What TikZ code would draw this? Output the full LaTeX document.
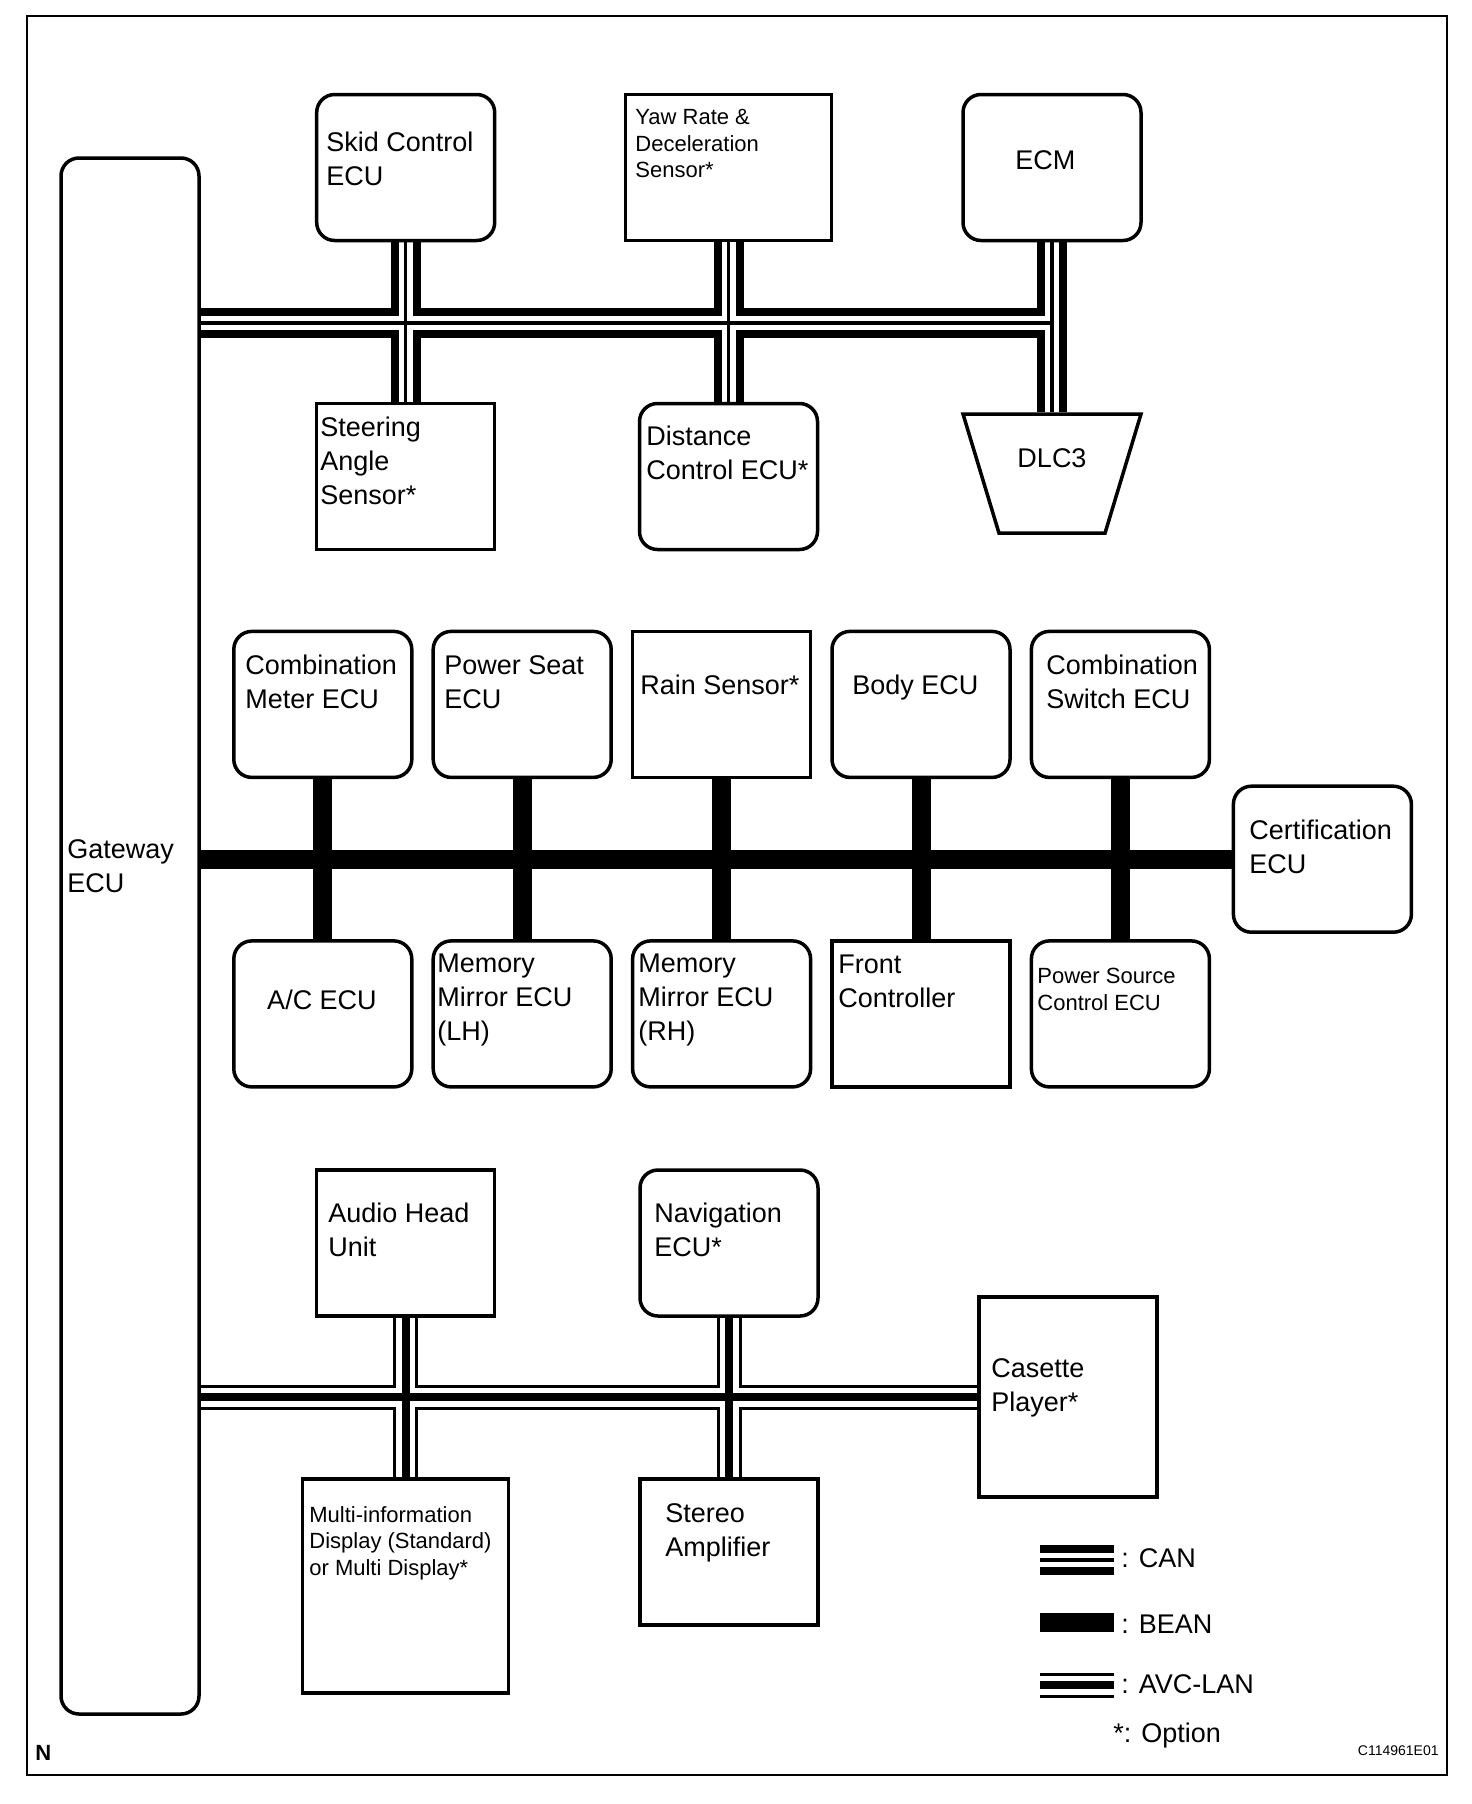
\documentclass[tikz,border=0pt]{standalone}
\usepackage{fontspec}
\setmainfont{Liberation Sans}
\usetikzlibrary{positioning, shapes.geometric, backgrounds}

\begin{document}
\begin{tikzpicture}[x=0.5pt, y=-0.5pt,
      unit/.style={draw, line width=1.75pt, fill=white, minimum width=89pt, minimum height=73pt, inner sep=0pt},
      ecu/.style={unit, rounded corners=9pt},
      txt/.style={anchor=north west, inner sep=0pt, align=left, font=\fontsize{13.5}{17}\selectfont},
      small/.style={txt, font=\fontsize{11}{13.2}\selectfont},
      key/.style={anchor=base west, inner sep=0pt, font=\fontsize{13.5}{17}\selectfont},
      canout/.style={line width=15pt},
      canin/.style={line width=7pt, white},
      canmid/.style={line width=1.75pt},
      avcout/.style={line width=12.5pt},
      avcin/.style={line width=9.5pt, white},
      avcmid/.style={line width=4pt},
      bean/.style={line width=9.5pt}]

  \useasboundingbox (0,0) rectangle (1472,1804);
  \draw[line width=1pt] (27,16) rectangle (1447,1775);

  \node[ecu, minimum width=69pt, minimum height=778pt] (gw) at (130,936) {};

  \node[ecu] (skid) at (405.7,167.5) {};
  \node[unit, minimum width=103pt] (yaw) at (728.5,167.5) {};
  \node[ecu] (ecm) at (1052,167.5) {};
  \node[unit] (steer) at (405.7,476.5) {};
  \node[ecu] (dist) at (728.5,476.5) {};
  \node[unit, trapezium, shape border rotate=180, trapezium angle=57.7, trapezium stretches body=true,
        minimum height=59.5pt, inner sep=2pt, text depth=15pt,
        font=\fontsize{13.5}{17}\selectfont] (dlc) at (1052,473.5) {DLC3};

  \node[ecu] (meter) at (322.8,704.4) {};
  \node[ecu] (seat) at (522.2,704.4) {};
  \node[unit] (rain) at (721.6,704.4) {};
  \node[ecu] (body) at (921,704.4) {};
  \node[ecu] (switch) at (1120.4,704.4) {};
  \node[ecu] (ac) at (322.8,1013.9) {};
  \node[ecu] (mirlh) at (522.2,1013.9) {};
  \node[ecu] (mirrh) at (721.6,1013.9) {};
  \node[unit] (front) at (921,1013.9) {};
  \node[ecu] (psource) at (1120.4,1013.9) {};
  \node[ecu] (cert) at (1322.4,859.2) {};

  \node[unit] (audio) at (405.5,1243) {};
  \node[ecu] (navi) at (729,1243) {};
  \node[unit, minimum height=100pt] (cas) at (1068,1397.2) {};
  \node[unit, minimum width=103pt, minimum height=107pt] (mid) at (405.5,1586) {};
  \node[unit] (stereo) at (729,1552) {};

  \coordinate (canrow) at (0,323);
  \coordinate (lcanA) at (1040,1560);
  \coordinate (lcanB) at (1114,1560);
  \coordinate (lbeanA) at (1040,1622);
  \coordinate (lbeanB) at (1114,1622);
  \coordinate (lavcA) at (1040,1685);
  \coordinate (lavcB) at (1114,1685);

  \begin{pgfonlayer}{background}
    \foreach \s in {canout, canin, canmid}{
      \draw[\s] (gw.center |- canrow) -- (ecm.center |- canrow);
      \foreach \a/\b in {skid/steer, yaw/dist, ecm/dlc, lcanA/lcanB}
        \draw[\s] (\a) -- (\b);
    }
    \draw[bean] (gw.center |- cert) -- (cert);
    \foreach \a/\b in {meter/ac, seat/mirlh, rain/mirrh, body/front, switch/psource, lbeanA/lbeanB}
      \draw[bean] (\a) -- (\b);
    \foreach \s in {avcout, avcin, avcmid}{
      \draw[\s] (gw.center |- cas) -- (cas);
      \foreach \a/\b in {audio/mid, navi/stereo, lavcA/lavcB}
        \draw[\s] (\a) -- (\b);
    }
  \end{pgfonlayer}

  \node[txt] (gwt) at (67,839) {Gateway\\ECU};
  \node[txt] (skidt) at (326,132) {Skid Control\\ECU};
  \node[small] (yawt) at (635,109) {Yaw Rate \&\\Deceleration\\Sensor*};
  \node[txt] (ecmt) at (1015,150) {ECM};
  \node[txt] (steert) at (320,417) {Steering\\Angle\\Sensor*};
  \node[txt] (distt) at (646,426) {Distance\\Control ECU*};

  \node[txt] (metert) at (245,655) {Combination\\Meter ECU};
  \node[txt] (seatt) at (444,655) {Power Seat\\ECU};
  \node[txt] (raint) at (640,675) {Rain Sensor*};
  \node[txt] (bodyt) at (852,675) {Body ECU};
  \node[txt] (switcht) at (1046,655) {Combination\\Switch ECU};
  \node[txt] (certt) at (1249,820) {Certification\\ECU};
  \node[txt, anchor=center] (act) at (322,1000) {A/C ECU};
  \node[txt] (mirlht) at (437,954) {Memory\\Mirror ECU\\(LH)};
  \node[txt] (mirrht) at (638,954) {Memory\\Mirror ECU\\(RH)};
  \node[txt] (frontt) at (838,955) {Front\\Controller};
  \node[small] (psourcet) at (1037,968) {Power Source\\Control ECU};

  \node[txt] (audiot) at (328,1203) {Audio Head\\Unit};
  \node[txt] (navit) at (654,1203) {Navigation\\ECU*};
  \node[txt] (cast) at (991,1358) {Casette\\Player*};
  \node[small] (midt) at (309,1506) {Multi-information\\Display (Standard)\\or Multi Display*};
  \node[txt] (stereot) at (665,1503) {Stereo\\Amplifier};

  \node[key] (kcan) at (1121,1567) {: CAN};
  \node[key] (kbean) at (1121,1633) {: BEAN};
  \node[key] (kavc) at (1121,1693) {: AVC-LAN};
  \node[key] (kopt) at (1113,1742) {*: Option};

  \node[anchor=base west, inner sep=0pt, font=\fontsize{11}{13}\selectfont\bfseries] (mark) at (35,1760) {N};
  \node[anchor=base east, inner sep=0pt, font=\fontsize{7}{8}\selectfont] (code) at (1439,1755) {C114961E01};
\end{tikzpicture}
\end{document}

····················

§ **Exercise description**: Output the data exactly. Pictures don't belong in the result.

§ **Response to this exercise**:
What TikZ code would draw this? Output the full LaTeX document.
\documentclass[tikz,border=0pt]{standalone}
\usepackage{fontspec}
\setmainfont{Liberation Sans}
\usetikzlibrary{positioning, shapes.geometric, backgrounds}

\begin{document}
\begin{tikzpicture}[x=0.5pt, y=-0.5pt,
      unit/.style={draw, line width=1.75pt, fill=white, minimum width=89pt, minimum height=73pt, inner sep=0pt},
      ecu/.style={unit, rounded corners=9pt},
      txt/.style={anchor=north west, inner sep=0pt, align=left, font=\fontsize{13.5}{17}\selectfont},
      small/.style={txt, font=\fontsize{11}{13.2}\selectfont},
      key/.style={anchor=base west, inner sep=0pt, font=\fontsize{13.5}{17}\selectfont},
      canout/.style={line width=15pt},
      canin/.style={line width=7pt, white},
      canmid/.style={line width=1.75pt},
      avcout/.style={line width=12.5pt},
      avcin/.style={line width=9.5pt, white},
      avcmid/.style={line width=4pt},
      bean/.style={line width=9.5pt}]

  \useasboundingbox (0,0) rectangle (1472,1804);
  \draw[line width=1pt] (27,16) rectangle (1447,1775);

  \node[ecu, minimum width=69pt, minimum height=778pt] (gw) at (130,936) {};

  \node[ecu] (skid) at (405.7,167.5) {};
  \node[unit, minimum width=103pt] (yaw) at (728.5,167.5) {};
  \node[ecu] (ecm) at (1052,167.5) {};
  \node[unit] (steer) at (405.7,476.5) {};
  \node[ecu] (dist) at (728.5,476.5) {};
  \node[unit, trapezium, shape border rotate=180, trapezium angle=57.7, trapezium stretches body=true,
        minimum height=59.5pt, inner sep=2pt, text depth=15pt,
        font=\fontsize{13.5}{17}\selectfont] (dlc) at (1052,473.5) {DLC3};

  \node[ecu] (meter) at (322.8,704.4) {};
  \node[ecu] (seat) at (522.2,704.4) {};
  \node[unit] (rain) at (721.6,704.4) {};
  \node[ecu] (body) at (921,704.4) {};
  \node[ecu] (switch) at (1120.4,704.4) {};
  \node[ecu] (ac) at (322.8,1013.9) {};
  \node[ecu] (mirlh) at (522.2,1013.9) {};
  \node[ecu] (mirrh) at (721.6,1013.9) {};
  \node[unit] (front) at (921,1013.9) {};
  \node[ecu] (psource) at (1120.4,1013.9) {};
  \node[ecu] (cert) at (1322.4,859.2) {};

  \node[unit] (audio) at (405.5,1243) {};
  \node[ecu] (navi) at (729,1243) {};
  \node[unit, minimum height=100pt] (cas) at (1068,1397.2) {};
  \node[unit, minimum width=103pt, minimum height=107pt] (mid) at (405.5,1586) {};
  \node[unit] (stereo) at (729,1552) {};

  \coordinate (canrow) at (0,323);
  \coordinate (lcanA) at (1040,1560);
  \coordinate (lcanB) at (1114,1560);
  \coordinate (lbeanA) at (1040,1622);
  \coordinate (lbeanB) at (1114,1622);
  \coordinate (lavcA) at (1040,1685);
  \coordinate (lavcB) at (1114,1685);

  \begin{pgfonlayer}{background}
    \foreach \s in {canout, canin, canmid}{
      \draw[\s] (gw.center |- canrow) -- (ecm.center |- canrow);
      \foreach \a/\b in {skid/steer, yaw/dist, ecm/dlc, lcanA/lcanB}
        \draw[\s] (\a) -- (\b);
    }
    \draw[bean] (gw.center |- cert) -- (cert);
    \foreach \a/\b in {meter/ac, seat/mirlh, rain/mirrh, body/front, switch/psource, lbeanA/lbeanB}
      \draw[bean] (\a) -- (\b);
    \foreach \s in {avcout, avcin, avcmid}{
      \draw[\s] (gw.center |- cas) -- (cas);
      \foreach \a/\b in {audio/mid, navi/stereo, lavcA/lavcB}
        \draw[\s] (\a) -- (\b);
    }
  \end{pgfonlayer}

  \node[txt] (gwt) at (67,839) {Gateway\\ECU};
  \node[txt] (skidt) at (326,132) {Skid Control\\ECU};
  \node[small] (yawt) at (635,109) {Yaw Rate \&\\Deceleration\\Sensor*};
  \node[txt] (ecmt) at (1015,150) {ECM};
  \node[txt] (steert) at (320,417) {Steering\\Angle\\Sensor*};
  \node[txt] (distt) at (646,426) {Distance\\Control ECU*};

  \node[txt] (metert) at (245,655) {Combination\\Meter ECU};
  \node[txt] (seatt) at (444,655) {Power Seat\\ECU};
  \node[txt] (raint) at (640,675) {Rain Sensor*};
  \node[txt] (bodyt) at (852,675) {Body ECU};
  \node[txt] (switcht) at (1046,655) {Combination\\Switch ECU};
  \node[txt] (certt) at (1249,820) {Certification\\ECU};
  \node[txt, anchor=center] (act) at (322,1000) {A/C ECU};
  \node[txt] (mirlht) at (437,954) {Memory\\Mirror ECU\\(LH)};
  \node[txt] (mirrht) at (638,954) {Memory\\Mirror ECU\\(RH)};
  \node[txt] (frontt) at (838,955) {Front\\Controller};
  \node[small] (psourcet) at (1037,968) {Power Source\\Control ECU};

  \node[txt] (audiot) at (328,1203) {Audio Head\\Unit};
  \node[txt] (navit) at (654,1203) {Navigation\\ECU*};
  \node[txt] (cast) at (991,1358) {Casette\\Player*};
  \node[small] (midt) at (309,1506) {Multi-information\\Display (Standard)\\or Multi Display*};
  \node[txt] (stereot) at (665,1503) {Stereo\\Amplifier};

  \node[key] (kcan) at (1121,1567) {: CAN};
  \node[key] (kbean) at (1121,1633) {: BEAN};
  \node[key] (kavc) at (1121,1693) {: AVC-LAN};
  \node[key] (kopt) at (1113,1742) {*: Option};

  \node[anchor=base west, inner sep=0pt, font=\fontsize{11}{13}\selectfont\bfseries] (mark) at (35,1760) {N};
  \node[anchor=base east, inner sep=0pt, font=\fontsize{7}{8}\selectfont] (code) at (1439,1755) {C114961E01};
\end{tikzpicture}
\end{document}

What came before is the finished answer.